Can I pay kaffārah in cash?+
For the 'feed N poor people' branches, most contemporary fatwa bodies — following the Ḥanafī position — allow the cash equivalent of a meal per person, which is what this calculator produces. The other three Sunni schools classically prefer actual staple food. Either way, the total must reach poor Muslims; channel it through a trusted masjid or an established charity if you cannot deliver it directly.
Do I need to fast 60 consecutive days, really?+
For the broken-Ramadan-fast kaffārah, yes — the classical ruling is two full lunar months of continuous fasting, and a single day missed without a valid reason restarts the count. Because this is extraordinarily difficult, the jurists widely accepted moving to the feeding option when fasting is not realistically possible. Women may pause and resume across menstruation without it counting as a break. Consult a scholar for the specifics of your case before committing to either path.
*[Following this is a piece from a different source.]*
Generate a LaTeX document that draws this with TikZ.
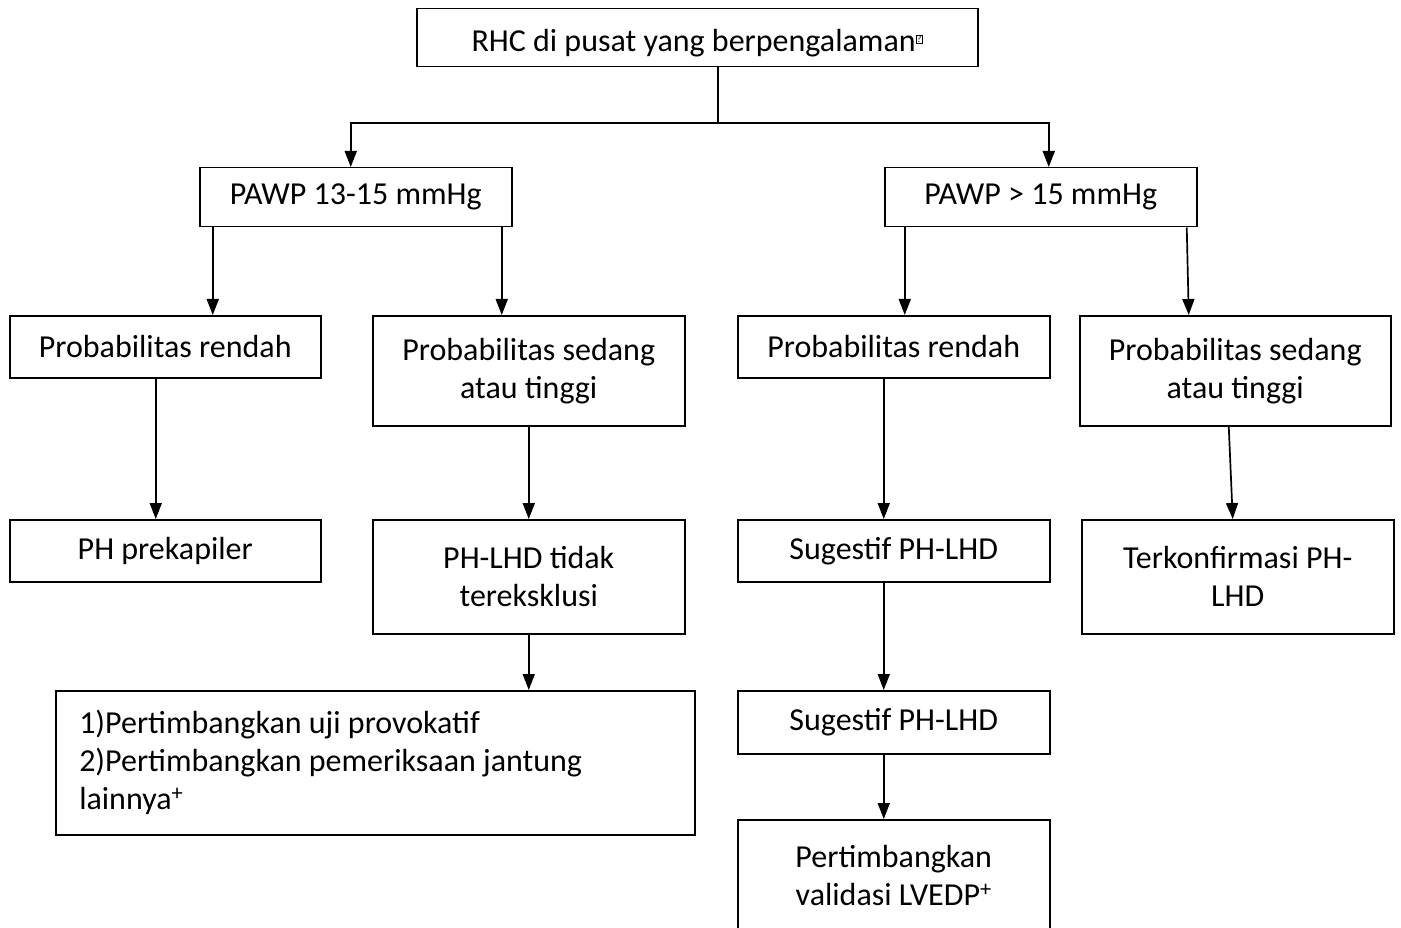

What counts as a 'deliberate oath' for kaffārat al-yamīn?+
An oath that invokes Allah — e.g. 'wallāhi, I will not…' or 'billāhi, I will…' — and that you intended when you said it. Casual phrases spoken without intention (lagw, Qur'an 2:225) do not incur kaffārah. Swearing by anything other than Allah is forbidden and does not create a binding oath in the technical sense, though it may be a sin in itself. If you break a valid oath, the kaffārah (5:89) applies.
How much is 'one meal' for the feeding branches?+
Classically, one mudd of the local staple per person per meal (roughly 750 g by the Shāfiʿī/Mālikī/Ḥanbalī measure; roughly 1.75 kg by the Ḥanafī measure). In modern practice, the cash equivalent of one average meal — enough to feed one poor person for a day — is widely accepted. This calculator defaults to a conservative local-meal estimate per currency; adjust it to reflect the real cost of feeding one person where you live or where the money will be distributed.
Is ẓihār still relevant today?+
Ẓihār — a pre-Islamic custom where a husband declared his wife forbidden to him by likening her to a maḥram — is rare in modern practice. The Qur'an abolished the effect of the declaration and required the husband to expiate before resuming the marriage (58:3-4). It is included here for completeness, not because it is commonly needed.